This post is two weeks old, will get a newer post up soon! So much more to share.
We have some new additions to our laying flock. Two of our hens became broody, and so we set them up in a couple of dog crates for some quiet solitude, and three weeks later, voila! We have baby chicks. So far we have three from the first hen, Smoke, and one from the second hen, Ash, though I'm not certain that Ash is done hatching babies just yet as she started 3-4 days later than her sister Smoke.
For those of you not in the know, hens do not need a rooster present to lay eggs, but those eggs are not fertilized. Because we do have a rooster, the eggs we collect each evening have the potential for hatching a baby chick, given the right conditions. Those can be man-made, but a broody chicken is the easiest way to go. Once a hen has accumulated a nest of eggs, if she is broody she will sit on the nest, incubating the eggs and rolling them over. Upon hatching, she will begin to teach the chicks how to hunt and peck at food, even mashing up larger food to feed to the babies. Unlike other baby birds, they are up and following mama within a day of hatching.
We have four varieties of chickens in our flock. Our rooster is a gold-laced Wyandotte. Among the hens I have silver-laced and blue-laced Wyandottes and Ameraucanas. This means that all of the chicks are mixed varieties, though they are exhibiting certain plumage patterns already. One looks Ameraucana, one looks blue-laced, and two look silver-laced. It'll be interesting to see what they look like as they grow up.
We finally named the doelings Mary, Bridget and Bess, three great queens from the British Isles. Bess is the large, pale doeling. Bridget is the mostly black doeling and Mary is the calico, which somehow in our minds most closely resembles plaid. They are friendly and playful, loving to run the length of the pasture in the cool mornings.
Of course, all of the animals, plants too for that matter, are telling me quite clearly that the world is heating up outside. The plants are wilty, and all of the animals are taking it easy in the shade. Everyone has access to lots of water, and when it really heats up we'll set up misters to help keep everyone comfortable.
Speaking of plants, I'm trying out a new system for tying up tomatoes this year. Using a simple A-frame made of 1x3 lumber and a piece of electrical conduit, each tomato is tied with a piece of twine around it's base and up to the conduit.
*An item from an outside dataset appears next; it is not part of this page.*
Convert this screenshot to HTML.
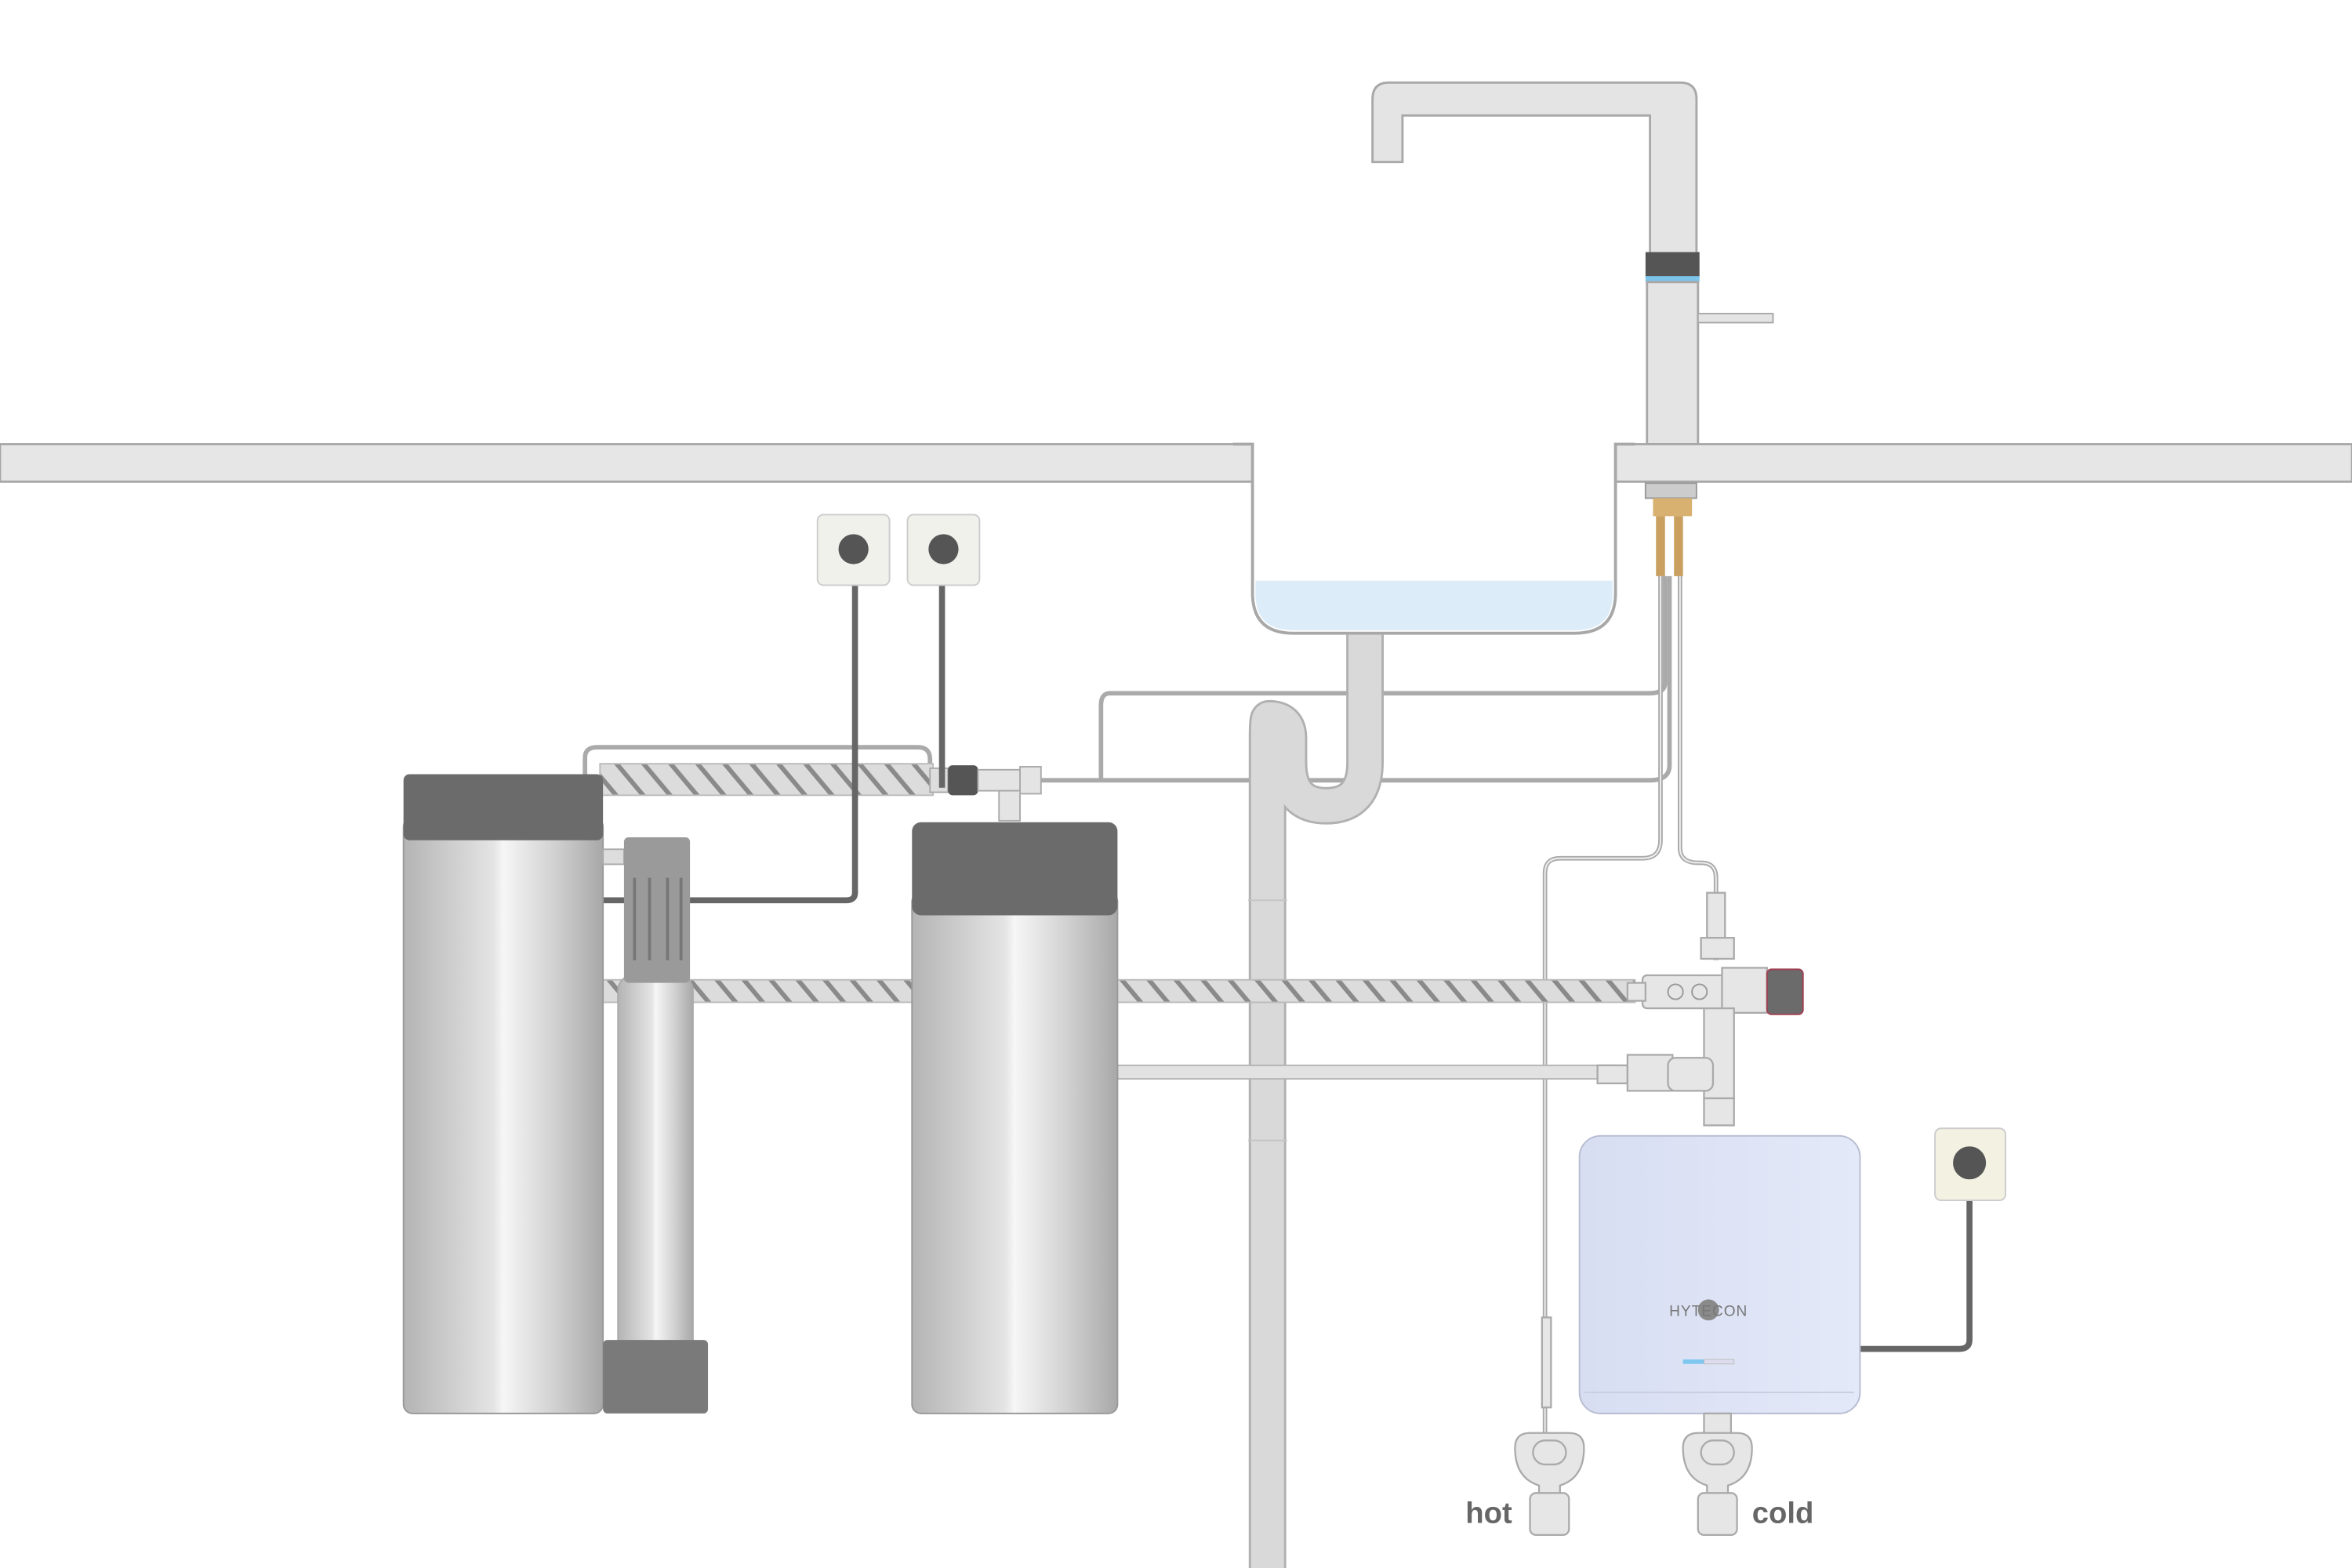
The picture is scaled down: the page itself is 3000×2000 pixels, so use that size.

Every couple of days I simply twist leader (main stem) around the twine. That's it. No finding scissors to cut bits of string, or oops, the stake fell over. Just another twist around the twine. All the tomatoes are tied up in just a few minutes, and they look fabulous.
I'd heard about this method, and need to give kudos to this humorous youtube video for the clear explanation about the twisting.
The beans are finally sprouted and climbing up their poles. You can even see the painted lady heirloom beginning to show it's beautiful red flowers.